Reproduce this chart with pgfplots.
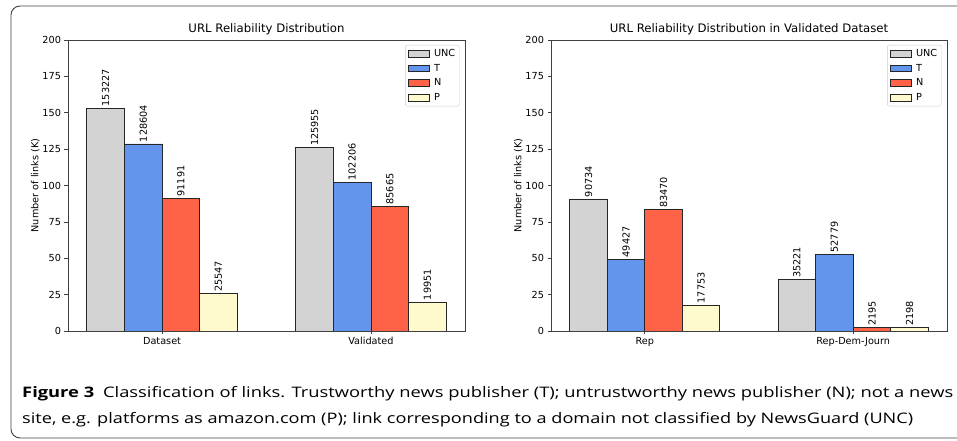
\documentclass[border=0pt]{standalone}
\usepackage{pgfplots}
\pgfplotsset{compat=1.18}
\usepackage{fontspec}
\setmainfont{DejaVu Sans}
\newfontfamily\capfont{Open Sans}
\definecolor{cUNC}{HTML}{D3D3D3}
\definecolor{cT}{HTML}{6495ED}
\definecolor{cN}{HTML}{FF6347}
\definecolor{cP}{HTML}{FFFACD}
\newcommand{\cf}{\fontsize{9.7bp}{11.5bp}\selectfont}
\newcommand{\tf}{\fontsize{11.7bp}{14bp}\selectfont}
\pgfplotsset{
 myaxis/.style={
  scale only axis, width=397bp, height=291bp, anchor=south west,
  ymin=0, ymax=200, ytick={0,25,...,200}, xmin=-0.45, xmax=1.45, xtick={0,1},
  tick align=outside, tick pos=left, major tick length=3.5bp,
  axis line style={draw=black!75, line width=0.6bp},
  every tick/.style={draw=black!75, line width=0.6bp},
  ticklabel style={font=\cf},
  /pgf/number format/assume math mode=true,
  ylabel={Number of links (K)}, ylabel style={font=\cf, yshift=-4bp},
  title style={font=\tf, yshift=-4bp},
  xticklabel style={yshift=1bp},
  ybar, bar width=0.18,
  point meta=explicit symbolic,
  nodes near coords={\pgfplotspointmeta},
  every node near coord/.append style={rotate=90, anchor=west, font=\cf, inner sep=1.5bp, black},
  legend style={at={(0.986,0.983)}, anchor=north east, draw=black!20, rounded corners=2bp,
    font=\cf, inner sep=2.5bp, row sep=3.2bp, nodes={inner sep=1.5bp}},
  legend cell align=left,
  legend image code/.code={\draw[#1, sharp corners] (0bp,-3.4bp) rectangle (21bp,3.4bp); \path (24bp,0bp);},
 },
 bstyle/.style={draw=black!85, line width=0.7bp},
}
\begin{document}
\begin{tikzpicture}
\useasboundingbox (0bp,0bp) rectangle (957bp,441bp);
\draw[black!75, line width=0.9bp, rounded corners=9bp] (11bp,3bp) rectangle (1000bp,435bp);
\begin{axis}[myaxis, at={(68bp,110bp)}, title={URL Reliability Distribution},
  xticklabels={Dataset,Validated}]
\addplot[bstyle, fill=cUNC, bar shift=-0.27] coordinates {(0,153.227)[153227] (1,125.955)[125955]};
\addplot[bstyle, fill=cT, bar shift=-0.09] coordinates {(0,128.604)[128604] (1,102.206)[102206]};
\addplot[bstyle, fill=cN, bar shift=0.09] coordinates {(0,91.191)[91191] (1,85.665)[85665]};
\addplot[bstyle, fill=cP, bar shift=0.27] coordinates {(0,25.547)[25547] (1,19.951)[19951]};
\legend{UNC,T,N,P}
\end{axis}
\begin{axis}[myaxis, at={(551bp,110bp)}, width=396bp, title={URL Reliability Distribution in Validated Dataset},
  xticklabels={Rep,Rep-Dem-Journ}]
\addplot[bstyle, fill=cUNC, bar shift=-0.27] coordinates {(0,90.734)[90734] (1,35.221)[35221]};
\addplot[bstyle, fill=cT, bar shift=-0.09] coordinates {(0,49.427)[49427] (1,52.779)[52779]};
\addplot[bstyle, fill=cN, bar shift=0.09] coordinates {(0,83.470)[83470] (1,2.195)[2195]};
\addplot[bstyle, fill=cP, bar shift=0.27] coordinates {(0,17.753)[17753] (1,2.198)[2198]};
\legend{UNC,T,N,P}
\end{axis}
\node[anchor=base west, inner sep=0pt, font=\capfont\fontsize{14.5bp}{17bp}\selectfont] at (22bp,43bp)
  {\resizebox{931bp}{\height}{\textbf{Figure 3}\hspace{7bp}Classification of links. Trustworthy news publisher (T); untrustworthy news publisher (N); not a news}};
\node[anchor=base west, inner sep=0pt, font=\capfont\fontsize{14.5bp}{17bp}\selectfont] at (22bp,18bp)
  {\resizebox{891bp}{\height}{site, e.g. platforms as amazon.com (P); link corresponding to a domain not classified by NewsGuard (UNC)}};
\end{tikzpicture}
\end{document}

+++

■ Do this: Repeat the data exactly, without the pictures.

■ Exercise result:
Reproduce this chart with pgfplots.
\documentclass[border=0pt]{standalone}
\usepackage{pgfplots}
\pgfplotsset{compat=1.18}
\usepackage{fontspec}
\setmainfont{DejaVu Sans}
\newfontfamily\capfont{Open Sans}
\definecolor{cUNC}{HTML}{D3D3D3}
\definecolor{cT}{HTML}{6495ED}
\definecolor{cN}{HTML}{FF6347}
\definecolor{cP}{HTML}{FFFACD}
\newcommand{\cf}{\fontsize{9.7bp}{11.5bp}\selectfont}
\newcommand{\tf}{\fontsize{11.7bp}{14bp}\selectfont}
\pgfplotsset{
 myaxis/.style={
  scale only axis, width=397bp, height=291bp, anchor=south west,
  ymin=0, ymax=200, ytick={0,25,...,200}, xmin=-0.45, xmax=1.45, xtick={0,1},
  tick align=outside, tick pos=left, major tick length=3.5bp,
  axis line style={draw=black!75, line width=0.6bp},
  every tick/.style={draw=black!75, line width=0.6bp},
  ticklabel style={font=\cf},
  /pgf/number format/assume math mode=true,
  ylabel={Number of links (K)}, ylabel style={font=\cf, yshift=-4bp},
  title style={font=\tf, yshift=-4bp},
  xticklabel style={yshift=1bp},
  ybar, bar width=0.18,
  point meta=explicit symbolic,
  nodes near coords={\pgfplotspointmeta},
  every node near coord/.append style={rotate=90, anchor=west, font=\cf, inner sep=1.5bp, black},
  legend style={at={(0.986,0.983)}, anchor=north east, draw=black!20, rounded corners=2bp,
    font=\cf, inner sep=2.5bp, row sep=3.2bp, nodes={inner sep=1.5bp}},
  legend cell align=left,
  legend image code/.code={\draw[#1, sharp corners] (0bp,-3.4bp) rectangle (21bp,3.4bp); \path (24bp,0bp);},
 },
 bstyle/.style={draw=black!85, line width=0.7bp},
}
\begin{document}
\begin{tikzpicture}
\useasboundingbox (0bp,0bp) rectangle (957bp,441bp);
\draw[black!75, line width=0.9bp, rounded corners=9bp] (11bp,3bp) rectangle (1000bp,435bp);
\begin{axis}[myaxis, at={(68bp,110bp)}, title={URL Reliability Distribution},
  xticklabels={Dataset,Validated}]
\addplot[bstyle, fill=cUNC, bar shift=-0.27] coordinates {(0,153.227)[153227] (1,125.955)[125955]};
\addplot[bstyle, fill=cT, bar shift=-0.09] coordinates {(0,128.604)[128604] (1,102.206)[102206]};
\addplot[bstyle, fill=cN, bar shift=0.09] coordinates {(0,91.191)[91191] (1,85.665)[85665]};
\addplot[bstyle, fill=cP, bar shift=0.27] coordinates {(0,25.547)[25547] (1,19.951)[19951]};
\legend{UNC,T,N,P}
\end{axis}
\begin{axis}[myaxis, at={(551bp,110bp)}, width=396bp, title={URL Reliability Distribution in Validated Dataset},
  xticklabels={Rep,Rep-Dem-Journ}]
\addplot[bstyle, fill=cUNC, bar shift=-0.27] coordinates {(0,90.734)[90734] (1,35.221)[35221]};
\addplot[bstyle, fill=cT, bar shift=-0.09] coordinates {(0,49.427)[49427] (1,52.779)[52779]};
\addplot[bstyle, fill=cN, bar shift=0.09] coordinates {(0,83.470)[83470] (1,2.195)[2195]};
\addplot[bstyle, fill=cP, bar shift=0.27] coordinates {(0,17.753)[17753] (1,2.198)[2198]};
\legend{UNC,T,N,P}
\end{axis}
\node[anchor=base west, inner sep=0pt, font=\capfont\fontsize{14.5bp}{17bp}\selectfont] at (22bp,43bp)
  {\resizebox{931bp}{\height}{\textbf{Figure 3}\hspace{7bp}Classification of links. Trustworthy news publisher (T); untrustworthy news publisher (N); not a news}};
\node[anchor=base west, inner sep=0pt, font=\capfont\fontsize{14.5bp}{17bp}\selectfont] at (22bp,18bp)
  {\resizebox{891bp}{\height}{site, e.g. platforms as amazon.com (P); link corresponding to a domain not classified by NewsGuard (UNC)}};
\end{tikzpicture}
\end{document}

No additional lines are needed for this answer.